Este domingo la liturgia de la Palabra nos propone la parábola del sembrador, ocasión para una mirada desde otra perspectiva. Acostumbrados a leer las parábolas como narraciones que concluyen con una enseñanza moralizante, podemos perder de vista que éstas forman parte del anuncio del Reino por parte de Jesús. Es este anuncio el escenario en el que situar las parábolas. Dicho de otro, por medio de las parábolas, Jesús nos dice algo que tiene que ver con el Reino y, no tanto, con nosotros.
Vayamos a la parábola del sembrador en la que llama la atención su modo de proceder. Un sembrador que echa la simiente indiscriminadamente, sin que parezca que le preocupe donde caiga. ¿Qué sembrador actúa así? Quienes escuchan a Jesús, acostumbrados a las labores del campo, saben que dejar caer la semilla al borde del camino o en terreno pedregoso o entre zarzas, es dejar que se eche a perder. ¿Qué sentido tiene sembrar de ese modo? ¿Por qué actúa de ese modo ese sembrador?

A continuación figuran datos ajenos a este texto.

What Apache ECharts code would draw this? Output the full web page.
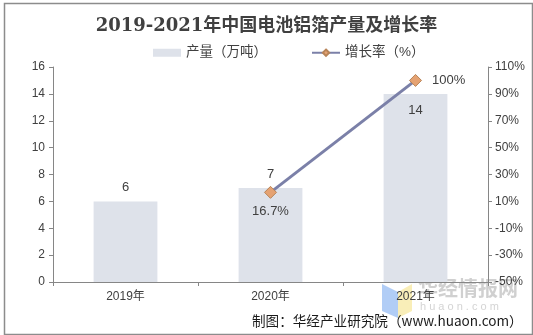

El desconcierto que provoca un sembrador así, es el mismo que provoca Jesús al hablarnos de un Dios que «hace salir su sol sobre malos y buenos, y que hace llover sobre justos e injustos» (Mt 5:45) o que va en busca de la oveja perdida o que monta fiesta por el hijo perdido que regresa a casa o que…
Las parábolas, como forma de anuncio del Reino, presentan una lógica absurda que rompe el esquema de lo razonable y esperable. Son una provocación a lo que tenemos por lo normal y natural. Son una brecha que se abre en nuestros razonamientos. Son una invitación a revisar las conclusiones a las que llegamos, sabiendo que, quizá, partimos de un error de base. Quizá la conversión a la que somos llamados también incluye un giro en todo aquello que nos lleva a pensar que las cosas son como son y que así deben seguir siendo.